Curated by Philippe Garnier

The stale Citizen Kane authorship saga and the recent Mank by David Fincher notwithstanding, Herman Mankiewicz was not some slighted or unrecognised genius. His personal demons and his ever-changing functions in the picture business were too numerous for him to have left a solid body of work. He also had too much disdain for screenwriting to apply himself to more than rewriting or touching up, with a few exceptions. It is therefore difficult to assess his contributions to any given film, and easier to either over or underestimate them. Even his first Hollywood employer, Paramount Pictures, did not seem to know: on the 1927 company roster its story editor was called “Head of West Coast Authors Council” – a job description that must have vastly amused Mankiewicz.
He had been a playwright and a theatre critic in New York, and as a title writer for silent pictures he could be brilliant. In Sternberg’s The Last Command, Emil Jannings walks in on his orderly wearing his boss’s uniform. “Remove the coat and shoot the contents!” roars Jannings. But Mank’s contributions became more valuable when the movies started to talk. In New York he had been involved with the Marx Brothers, and he must have had a hand in bringing them to Paramount. In Million Dollar Legs, we’ll see him at the 1932 LA Olympics coaching for Klopstokia, a Mitteleuropa nation that prefigures Duck Soup’s Freedonia by one year.
Mankiewicz is known for having contributed to big hits such as The Wizard of Oz or Dinner at Eight (even though the Depression gloom and bitterness of the latter, according to Cukor, owes more to George Kaufman than anyone else). We chose to feature lesser titles that he can take more credit for, mostly because, fluff though they sometimes are, they are more entertaining.

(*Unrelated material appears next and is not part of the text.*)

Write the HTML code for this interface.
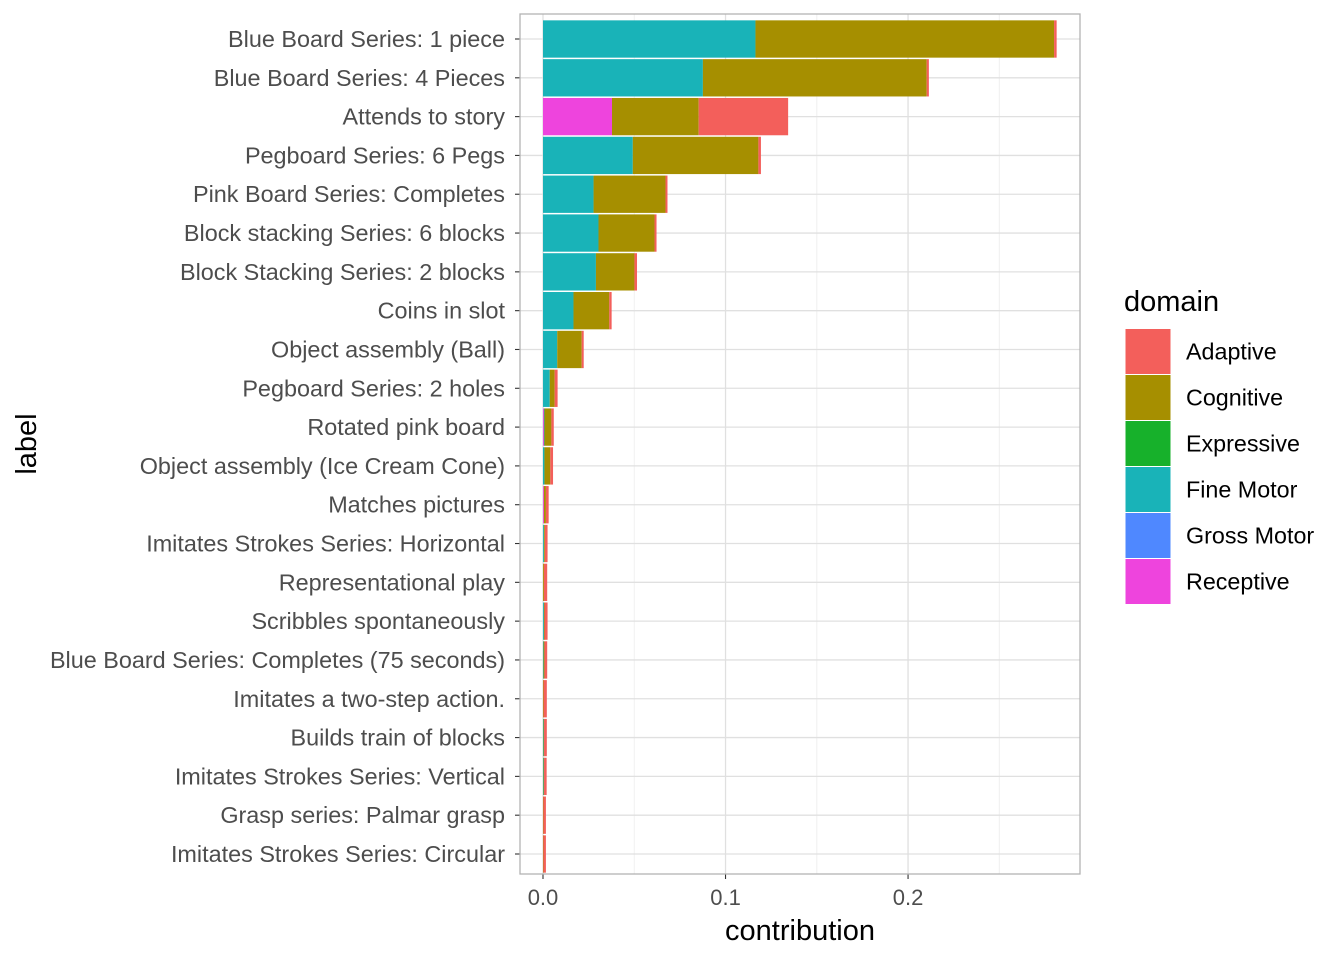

Mankiewicz may have been a cynic with self-destructive proclivities, he was a serious man when it came to politics – more of the ‘premature anti-Nazi’ variety than the staunch Stalinism of a Donald Ogden Stewart, his fellow Algonquin wit who wrote with him on Dinner and Laughter. In 1933, Mank penned a notorious script called The Mad Dog of Europe which featured a housepainter named Adolph Mitler. As recently recounted by Sydney Ladensohn Stern (“Commentary”, December 2019), Mad Dog infuriated German officials the world over and sent the Jewish movie moguls scurrying for cover, although agent Al Rosen ran with it as late as 1939, to no avail. But as early as July 1935, Goebbels had warned Hollywood that any film bearing Mankiewicz’s name would be banned outright in Germany. A bitter badge of courage for our man, as greatly commendable as taking on W.R. Hearst a few years later. The pay was as low, the consequences as dire, but at least with Kane Mank eased into Hollywood legend.